Stéphane Paoli : Vous, alors puisque vous parlez de vous, votre avenir, quand M. de Villiers…
Charles Pasqua : Mon avenir !
Stéphane Paoli : Oui, Président de la République, candidat ou pas ?
Charles Pasqua : Le Général de Gaulle quand on l’ait suspecté de vouloir instaurer la dictature avait répondu : « On ne devient pas dictateur à 68 ans. » Moi, je n’ai pas d’ambitions, je n’en ai qu’une seule…
Stéphane Paoli : Mais la logique politique dans votre parcours, est-ce qu’elle ne vous conduit pas à être candidat ?
Charles Pasqua : C’est possible, ce n’est pas certain, mais c’est possible. Nous verrons bien d’ici là ce qui se sera passé, notamment à l’occasion de la présidence française de l’Union européenne. Ce sera la minute du choix pour le Président de la République, le Premier ministre aussi - mais là, après tout, le Premier ministre ce n’est pas mon problème, n’est-ce pas, le Président de la République davantage. Parce que d’abord, il est en charge de l’essentiel concernant la souveraineté nationale, comme vous êtes un esprit averti, je pense que vous avez vu la recommandation de ce qu’on appelle « Les trois sages ». Ce qu’ils proposent, c’est tout simplement l’abandon de pans nouveaux de souveraineté nationale. Eh bien cela ne doit pas se faire dans le dos des peuples et sans qu’on les consultent. Or, c’est le Président de la République, qui va être Président de l’Union européenne pendant toute cette période.

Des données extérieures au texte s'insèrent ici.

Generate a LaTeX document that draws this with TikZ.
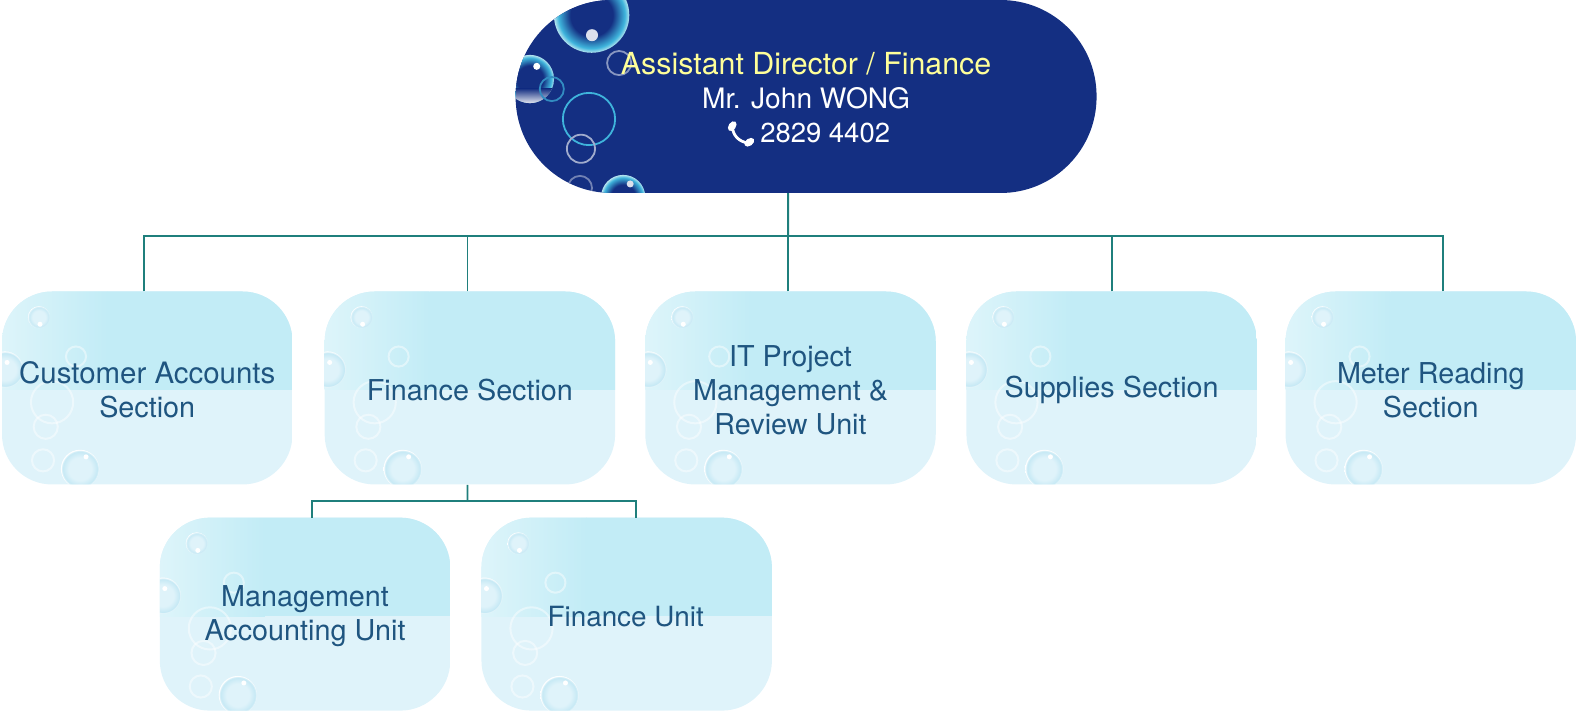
\documentclass[tikz,border=0pt]{standalone}
\usepackage{fontspec}
\setmainfont{TeX Gyre Heros}
\definecolor{bossblue}{HTML}{142F82}
\definecolor{unitupper}{HTML}{C2ECF6}
\definecolor{unitlower}{HTML}{DFF3FA}
\definecolor{unittext}{HTML}{1F5580}
\definecolor{linkteal}{HTML}{1F7F7C}
\definecolor{titleyellow}{HTML}{FFFF99}
\definecolor{bubcyan}{HTML}{3FB4DC}
\definecolor{bubrim}{HTML}{B5E4F0}
\pgfdeclareradialshading{bubdark}{\pgfpoint{0cm}{0cm}}{color(0bp)=(bossblue);color(14bp)=(bossblue);color(22bp)=(bubcyan);color(25bp)=(bubrim);color(50bp)=(bubrim)}
\pgfdeclareradialshading{bubpale}{\pgfpoint{0cm}{0cm}}{color(0bp)=(unitlower);color(15bp)=(unitlower);color(23bp)=(bubcyan!30!white);color(25bp)=(white);color(50bp)=(white)}
% bubbles of the small boxes: #4,#5 place the highlight
\newcommand{\palering}[3]{\draw[white,opacity=0.45,line width=2pt] (#1,#2) circle (#3pt);}
\newcommand{\palebub}[5]{
  \shade[shading=bubpale] (#1,#2) circle (#3pt);
  \fill[white] (#1+#4,#2+#5) circle (2.5pt);
}
% bubbles of the top box
\newcommand{\darkring}[4]{\draw[#4,line width=1.8pt] (#1,#2) circle (#3pt);}
\newcommand{\darkbub}[3]{\shade[shading=bubdark] (#1,#2) circle (#3pt);}
% background of a small box
\newcommand{\unitart}[2]{
  \begin{scope}[shift={(#1,#2)}]
    \clip[rounded corners=50pt] (-144.5,-96) rectangle (144.5,96);
    \fill[unitlower] (-145,-97) rectangle (145,97);
    \shade[left color=unitupper!55!white,right color=unitupper] (-145,-97) rectangle (-40,2);
    \fill[unitupper] (-40,-97) rectangle (145,2);
    \palebub{-107.7}{-70.4}{11}{1}{7}
    \palebub{-141.5}{-18.4}{18}{2}{-7}
    \palering{-94.7}{14.2}{21}
    \palering{-70.9}{-31.3}{10}
    \palering{-101}{38.6}{12}
    \palering{-103.7}{72}{11}
    \palebub{-66.9}{80.5}{19}{6}{-12}
  \end{scope}
}
\tikzset{
  orglink/.style={draw=linkteal,line width=1.9pt},
  unitbox/.style={minimum width=289pt,minimum height=196pt,inner sep=0pt,
    align=center,text=unittext,font=\fontsize{28.6}{34}\selectfont},
  bossbox/.style={minimum width=578pt,minimum height=194pt,inner sep=0pt,
    align=center,text=white,font=\fontsize{28}{34}\selectfont}
}
\begin{document}
\begin{tikzpicture}[x=1pt,y=-1pt,scale=1.0051,transform shape]
  \useasboundingbox (0,0) rectangle (1568,712.4);
  \begin{scope}[shift={(802,96)}]
    \clip[rounded corners=96pt] (-289,-96) rectangle (289,96);
    \fill[bossblue] (-290,-97) rectangle (290,97);
    \darkbub{-213.4}{-81}{37.5}
    \fill[white!85!bossblue] (-213,-61) circle (6pt);
    \darkbub{-274.8}{-17.4}{24}
    \begin{scope}
      \clip (-274.8,-17.4) circle (24pt);
      \shade[top color=bossblue,bottom color=white!90!bossblue] (-300,-8) rectangle (-250,7);
    \end{scope}
    \fill[white] (-268,-30) circle (3.5pt);
    \darkring{-253}{-7.4}{12}{bubcyan!70!bossblue}
    \darkring{-216}{22.4}{26}{bubcyan}
    \darkring{-224}{52}{14}{white!60!bossblue}
    \darkring{-186}{-33.3}{12}{white!50!bossblue}
    \darkring{-225}{91}{12}{white!40!bossblue}
    \darkbub{-182}{100}{22}
    \fill[white!85!bossblue] (-175,87) circle (3.5pt);
  \end{scope}
  \node[bossbox] (boss) at (802,97) {{\color{titleyellow}\fontsize{30.2}{34}\selectfont Assistant Director / Finance}\\Mr. John WONG\\\hspace*{38pt}{\fontsize{27.3}{34}\selectfont 2829 4402}};
  % handset
  \draw[white,line width=2.8pt] (728.5,125) .. controls (729,135) and (735,141) .. (745,142.5);
  \fill[white,rotate around={55:(728.5,125.5)}] (728.5,125.5) ellipse (5.5pt and 3.6pt);
  \fill[white,rotate around={35:(745.5,141.5)}] (745.5,141.5) ellipse (5.5pt and 3.6pt);
  \foreach \x/\y in {146.5/386,467.5/386,786.5/386,1106/386,1423.5/386,303.5/611,623.5/611} {
    \unitart{\x}{\y}
  }
  \node[unitbox] (cust) at (146.5,388) {{\fontsize{29.3}{34}\selectfont Customer Accounts}\\Section};
  \node[unitbox] (fin) at (467.5,388) {Finance Section};
  \node[unitbox] (itunit) at (786.5,388) {IT Project\\Management \&\\Review Unit};
  \node[unitbox] (supply) at (1106,388) {Supplies Section};
  \node[unitbox] (meter) at (1423.5,388) {Meter Reading\\Section};
  \node[unitbox] (mgmt) at (303.5,613) {Management\\Accounting Unit};
  \node[unitbox] (finunit) at (622.5,613) {\fontsize{27.7}{34}\selectfont Finance Unit};
  \coordinate (busmid) at (784,235);
  \coordinate (submid) at (465,498);
  \draw[orglink] ([xshift=-18pt,yshift=2pt]boss.south) -- (busmid);
  \foreach \n/\d in {cust/-3.5,fin/-2.5,itunit/-2.5,supply/0,meter/11.5} {
    \draw[orglink] ([xshift=\d pt]\n.north) |- (busmid);
  }
  \draw[orglink] ([xshift=-2.5pt,yshift=4pt]fin.south) -- (submid);
  \draw[orglink] ([xshift=6.5pt]mgmt.north) |- (submid);
  \draw[orglink] ([xshift=10.5pt]finunit.north) |- (submid);
\end{tikzpicture}
\end{document}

Est-ce qu’on va aller à nouveau dans le sens de l’abandon de pans entiers de souveraineté nationale ? Cela aura des conséquences sérieuses.
Stéphane Paoli : C’est donc au nom de la doctrine gaulliste que vous seriez candidat pour la présidence de la République ?
Charles Pasqua : Mais ce n’est pas au nom de la doctrine gaulliste…
Stéphane Paoli : C’est ce que vous venez de définir un peu tout de même ?
Charles Pasqua : Oui, mais ce n’est pas au nom d’une doctrine, c’est au nom de l’idée que l’on se fait de l’intérêt national. Moi je suis pour l’Europe des états, je suis pour la coopération entre états, je ne suis pas pour que la France devienne une succursale, une espèce de conglomérat informe et dans lesquels personne ne se reconnaîtrait.
Stéphane Paoli : M. Pasqua vous êtes l’un de ceux qui, comme on dit au football, aura plus « taclé » le Président de la République - qui vous a accueilli l’autre jour à l’Elysée pour une remise de décoration. Comment cela se passe dans ces cas-là, quand on se retrouve face à face ?
Charles Pasqua : Mais il n’y a pas de problèmes personnels entre le Président de la République et moi.
Stéphane Paoli : Vous ne l’avez pas ménagé.
Charles Pasqua : La politique veut que l’on se détermine en fonction de ses idées, si l’on a comme seule préoccupation la carrière, alors il ne faut pas faire ce que je fais. Mais si on est fidèle à ses idées et qu’on s’exprime, chacun s’exprime comme il le fait, je m’exprime peut être quelquefois un peu brutalement, c’est pour que le message passe mieux, pour qu’il arrive à pénétrer jusqu’à l’Elysée, qui quelquefois est un peu refermé sur lui-même. Alors je pense maintenant, les choses peut-être passent elles mieux ? Mais entre le Président de la République et moi, il n’y a aucun problème personnel. J’ai de l’amitié il le sait, il en a pour moi, cela ne nous empêchera pas, le moment venu de dire l’un et l’autre ce que l’on pense.